God answered, “I have put the whole matter into thy hands.” Thereupon Melek Tâ’ûs visited Adam and said “Have you eaten of the grain?” He answered, “No, God forbade me.” Melek Tâ’ûs replied and said, “Eat of the grain and all shall go better with thee.” Then Adam
ate of the grain and immediately his belly was inflated.
But Melek Tâ’ûs drove him out of the garden, and leaving him, ascended into heaven. Now Adam was troubled because his belly was inflated, for he had no outlet. God therefore sent a bird to him which pecked at his anus and made an outlet, and Adam was relieved.
Now Gabriel was away from Adam for a hundred years.
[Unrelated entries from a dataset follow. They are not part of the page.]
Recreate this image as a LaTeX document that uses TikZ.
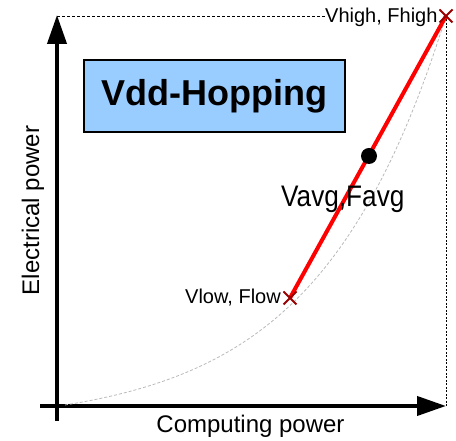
\documentclass[tikz,border=0pt]{standalone}
\usepackage{fontspec}
\setmainfont{Liberation Sans}
\begin{document}
\begin{tikzpicture}[x=1pt,y=1pt,
  axis/.style={line width=4pt, -{Triangle[length=29pt,width=19pt]}},
  guide/.style={black, line width=0.9pt, dash pattern=on 3pt off 2pt},
  curve/.style={gray!55, line width=0.8pt, dash pattern=on 3pt off 2pt},
  hop/.style={red, line width=4pt},
  mark cross/.style={draw=red!60!black, line width=1.9pt},
  lbl/.style={inner sep=0pt, font=\fontsize{20}{24}\selectfont},
  title/.style={draw=black, line width=1.5pt, fill={rgb,255:red,153;green,204;blue,255},
                minimum width=261pt, minimum height=72pt, inner sep=0pt,
                font=\fontsize{36}{40}\selectfont\bfseries}]
\usetikzlibrary{arrows.meta}
\useasboundingbox (0,0) rectangle (456,441);

% axes
\coordinate (yfoot) at (57,20);
\coordinate (ytip) at (57,426);
\coordinate (xfoot) at (40,35);
\coordinate (xtip) at (446,35);
\draw[axis] (yfoot) -- (ytip);
\draw[axis] (xfoot) -- (xtip);

% operating points
\coordinate (low) at (290,143);
\coordinate (high) at (446,425);
\coordinate (corner) at (57,425);

% theoretical power curve
\draw[curve] plot[domain=0:1, samples=80]
  ({65+381*\x}, {36+389*(exp(3*\x)-1)/(exp(3)-1)});

% labels of the extreme points
\node[lbl, anchor=base west] (hightxt) at (325,418) {Vhigh, Fhigh};
\node[lbl, anchor=base east] (lowtxt) at (281,137) {Vlow, Flow};

% guide lines to the high point
\draw[guide] (corner) -- (hightxt.west |- corner);
\draw[black, line width=0.9pt, dash pattern=on 2pt off 1.5pt] (high) -- (xtip);

% hopping segment and its mean point
\draw[hop] (low) -- (high);
\node[circle, fill=black, inner sep=0pt, minimum size=16pt] (avg) at (369,285) {};
\node[inner sep=0pt, anchor=base west, font=\fontsize{27}{30}\selectfont] (avgtxt) at (281,234)
  {\scalebox{0.97}[1.1]{Vavg,Favg}};

% crosses
\foreach \p in {low,high}{
  \draw[mark cross] ([shift={(-6.5,-6.5)}]\p) -- ([shift={(6.5,6.5)}]\p)
                    ([shift={(-6.5,6.5)}]\p) -- ([shift={(6.5,-6.5)}]\p);
}

% title box
\node[title] (box) at (214.5,345) {Vdd-Hopping};

% axis titles
\node[inner sep=0pt, rotate=90, font=\fontsize{24}{28}\selectfont] (ylab) at (33,230.5) {Electrical power};
\node[inner sep=0pt, anchor=base, font=\fontsize{24}{28}\selectfont] (xlab) at (250.5,8) {Computing power};
\end{tikzpicture}
\end{document}
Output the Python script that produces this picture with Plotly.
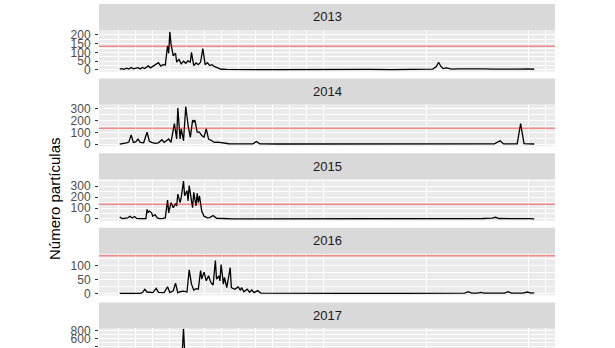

And Adam was sad and
weeping. Then God commanded Gabriel to create Eve from under the left shoulder
of Adam., Now it came to pass, after the creation of Eve and of all the animals,
that Adam and Eve quarreled over the question whether the human race should be
descended from him or her, for each wished to be the sole begetter of the race. This
quarrel originated in their observation of the fact that among animals both the male
and the female were factors in the production of their respective species. After a
long discussion Adam and Eve agreed on this: each should cast his seed into a jar,
close it, and seal it with his own seal, and wait for nine months. When they opened
the jars at the completion of this period, they found in Adam’s jar two children, male
and female. Now from these two our sect, the Yezidis, are descended.
In Eve’s jar they found naught but rotten worms emitting a foul odor. And God caused nipples to grow for Adam that he might suckle the children that proceeded from his jar.
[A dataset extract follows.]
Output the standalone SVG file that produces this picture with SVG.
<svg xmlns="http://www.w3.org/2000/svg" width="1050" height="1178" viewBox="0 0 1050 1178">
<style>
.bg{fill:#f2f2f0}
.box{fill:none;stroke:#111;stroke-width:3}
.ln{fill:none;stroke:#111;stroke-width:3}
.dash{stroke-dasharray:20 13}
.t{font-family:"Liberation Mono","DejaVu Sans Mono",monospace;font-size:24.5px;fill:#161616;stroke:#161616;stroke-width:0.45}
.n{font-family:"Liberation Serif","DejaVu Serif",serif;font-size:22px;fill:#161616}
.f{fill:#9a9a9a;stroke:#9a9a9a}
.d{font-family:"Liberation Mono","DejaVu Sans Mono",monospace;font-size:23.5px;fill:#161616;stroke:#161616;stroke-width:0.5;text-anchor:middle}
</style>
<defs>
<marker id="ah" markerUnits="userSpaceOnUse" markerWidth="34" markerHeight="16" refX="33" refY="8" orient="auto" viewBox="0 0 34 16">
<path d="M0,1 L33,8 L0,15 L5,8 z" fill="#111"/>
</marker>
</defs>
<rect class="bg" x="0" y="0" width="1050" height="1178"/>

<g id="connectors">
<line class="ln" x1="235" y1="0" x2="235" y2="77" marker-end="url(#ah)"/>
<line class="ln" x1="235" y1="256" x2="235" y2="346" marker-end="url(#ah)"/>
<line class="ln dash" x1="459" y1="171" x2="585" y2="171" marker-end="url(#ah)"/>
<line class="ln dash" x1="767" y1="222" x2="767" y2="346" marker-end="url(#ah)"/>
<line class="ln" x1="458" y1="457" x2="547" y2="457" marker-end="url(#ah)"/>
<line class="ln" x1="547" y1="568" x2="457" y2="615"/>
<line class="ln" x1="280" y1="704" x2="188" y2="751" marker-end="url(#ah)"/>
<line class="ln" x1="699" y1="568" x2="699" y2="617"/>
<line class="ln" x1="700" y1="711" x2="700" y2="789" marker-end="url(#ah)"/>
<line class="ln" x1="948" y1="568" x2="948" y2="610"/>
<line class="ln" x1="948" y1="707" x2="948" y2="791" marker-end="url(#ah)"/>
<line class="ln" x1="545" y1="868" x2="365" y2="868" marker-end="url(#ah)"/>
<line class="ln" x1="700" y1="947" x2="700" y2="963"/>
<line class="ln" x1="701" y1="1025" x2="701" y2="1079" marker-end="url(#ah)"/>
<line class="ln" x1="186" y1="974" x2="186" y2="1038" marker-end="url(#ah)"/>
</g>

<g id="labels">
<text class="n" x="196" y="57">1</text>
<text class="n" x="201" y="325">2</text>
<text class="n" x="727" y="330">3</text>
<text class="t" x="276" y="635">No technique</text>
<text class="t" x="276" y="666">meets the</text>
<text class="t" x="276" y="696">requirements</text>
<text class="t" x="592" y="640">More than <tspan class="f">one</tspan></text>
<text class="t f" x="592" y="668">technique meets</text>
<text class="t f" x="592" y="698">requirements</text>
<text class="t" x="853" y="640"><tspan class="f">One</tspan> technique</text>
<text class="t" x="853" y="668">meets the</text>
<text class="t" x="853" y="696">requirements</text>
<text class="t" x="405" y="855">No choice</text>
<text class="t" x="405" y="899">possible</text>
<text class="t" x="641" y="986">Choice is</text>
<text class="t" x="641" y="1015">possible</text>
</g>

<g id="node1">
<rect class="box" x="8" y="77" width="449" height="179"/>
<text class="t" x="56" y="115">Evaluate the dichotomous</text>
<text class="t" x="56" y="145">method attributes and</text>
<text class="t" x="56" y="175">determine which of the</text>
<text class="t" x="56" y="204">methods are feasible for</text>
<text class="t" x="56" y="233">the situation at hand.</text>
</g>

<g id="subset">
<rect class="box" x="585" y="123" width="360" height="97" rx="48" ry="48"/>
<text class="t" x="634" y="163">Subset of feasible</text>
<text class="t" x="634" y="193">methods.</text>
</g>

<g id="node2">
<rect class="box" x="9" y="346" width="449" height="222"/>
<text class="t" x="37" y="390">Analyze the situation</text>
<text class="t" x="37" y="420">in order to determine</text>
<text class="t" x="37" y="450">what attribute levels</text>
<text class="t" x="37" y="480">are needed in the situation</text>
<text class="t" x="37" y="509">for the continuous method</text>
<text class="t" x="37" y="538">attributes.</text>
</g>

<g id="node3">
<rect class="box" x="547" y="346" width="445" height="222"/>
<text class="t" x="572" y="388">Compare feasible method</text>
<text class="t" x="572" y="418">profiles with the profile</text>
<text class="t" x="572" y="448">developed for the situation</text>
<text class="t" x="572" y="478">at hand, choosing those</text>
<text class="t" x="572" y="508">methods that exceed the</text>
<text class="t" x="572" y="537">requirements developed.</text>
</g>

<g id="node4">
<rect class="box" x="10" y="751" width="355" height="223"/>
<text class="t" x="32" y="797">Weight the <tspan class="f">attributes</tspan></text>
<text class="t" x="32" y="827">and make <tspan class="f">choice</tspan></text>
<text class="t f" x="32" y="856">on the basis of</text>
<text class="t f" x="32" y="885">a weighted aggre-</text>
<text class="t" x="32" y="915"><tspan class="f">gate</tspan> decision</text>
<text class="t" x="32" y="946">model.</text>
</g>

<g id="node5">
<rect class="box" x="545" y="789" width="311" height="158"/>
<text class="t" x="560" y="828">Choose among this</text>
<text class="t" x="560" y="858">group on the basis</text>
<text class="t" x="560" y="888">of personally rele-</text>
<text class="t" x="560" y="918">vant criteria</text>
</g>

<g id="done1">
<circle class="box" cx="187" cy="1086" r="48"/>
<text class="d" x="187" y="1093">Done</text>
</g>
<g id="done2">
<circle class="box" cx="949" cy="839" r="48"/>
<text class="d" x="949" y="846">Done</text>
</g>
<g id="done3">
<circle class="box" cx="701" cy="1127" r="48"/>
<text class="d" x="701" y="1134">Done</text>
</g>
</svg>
This is the reason why man has nipples.
Is this where South Park gets the story of the Biddy, and Bono being nothing but a big turd?
In any case, I left out the “Eve popping out of Adam’s armpit” part, which I’ve previously rendered in pen and ink. That one has a giant machine sucking magic gases from Adam’s armpit, and a woman in a burka materializing in a jar, with question marks floating over her head like WTF is going on here? Adam appears to be in pain while this happens.
I find the entire book ridiculous, and highly entertaining. It’s a fake holy book used by Yazidi. It’s like a decoy, a satire of Abrahamic religions, and Melek Taus, the peacock angel, is a central figure in their esoteric religion, but as opposed to Islamic and Christian faiths, this Abrahamic preamble to creation of modern man has Melek Taus (identified as Shaitan, Satan, or the leader of archangels), as not wanting to submit to Adam. The Yazidi maintain that Shaitan/Satan is not evil, and that evil rests in the hearts of people, not in some supernatural creature (satirically represented as a beautiful peacock) and people need to get their shit together.
I have had really mysterious dreams about caverns in Kale, in Turkey, but maybe these dreams came from this story that preceded the split between the Seveners and the Twelvers:
During this period, the Imams settled in Salamiyya, near Hamma in Syria, but their identity and whereabouts were known only to a few completely trusted disciples. The four Imams who had succeeded Imam Ismail – Muhammd ibn Ismail, Wafi Ahmad, Taqi Muhammad, and Radi Abdullah – while maintaining anonymity, were engaged in the creation of a remarkable network of mission centers equipped with a very well-developed and organized religious philosophy which came to be known as dawa . The term dawa – although used by some non-Ismaili circles – was the skillful organization and a highly elaborate and sophisticated network of communication within the community and unique to the Ismailis. . The Ismaili faith retained its vitality in this period, during which the identities of the Imams remained protected, living as they were in hazardous circumstances. This period has been described as dawr- al-satar (period of concealment). – Wikipedia
I studied occult literature tradition of people who settled in Kurdistan some years back. I want to do a comparison one day to those stories of other peoples who are constantly being invaded and conquered by larger countries, people who sometimes are conquered simultaneously by rival countries. How do such people protect their cultural heritage when they are forced to abandon their own in order to survive? How do they survive adopting conflicting mythologies at the same time? What secrets they must protect, I never really fully understood it. I knew the information I was getting about them seemed farcical, and that I might have been studying an elaborate joke created as a smokescreen. I mean, early Christians had a fish symbol, a coded message. The Yazidi had to maintain a coded system of beliefs long past the fall of Rome. Their myths survived the rise of Islam, and I would love to learn more, but I have to admit what I know sounds like a total put-on. Anyways, this was a fun piece, not highly technical. It’s ugly, sloppy, nasty and disjointed, like a poorly told epic, where stories follow one another seemingly without context, until ending for no discernible reason other than a pile of anecdotes must end. Like an intestine needs an ending. Gross!
The next panel will be much more interesting. It will be beautiful in color, in content, in style. It will be in jade. I’ve already begun sketching it out on canvas. It is meant to connect the first panel with the third, and serve as an overall statement of this binding process of the base, carnal and earthly phenomena of being alive in a material plane with the spiritual, or emergent, state of losing one’s identity in a state of transcendent awareness. The second panel anchors many stories and cultures which overlap. Synchronous stories found in seemingly different people’s myths at different times in history. And it is whimsical, even sentimental. This leads to the third panel.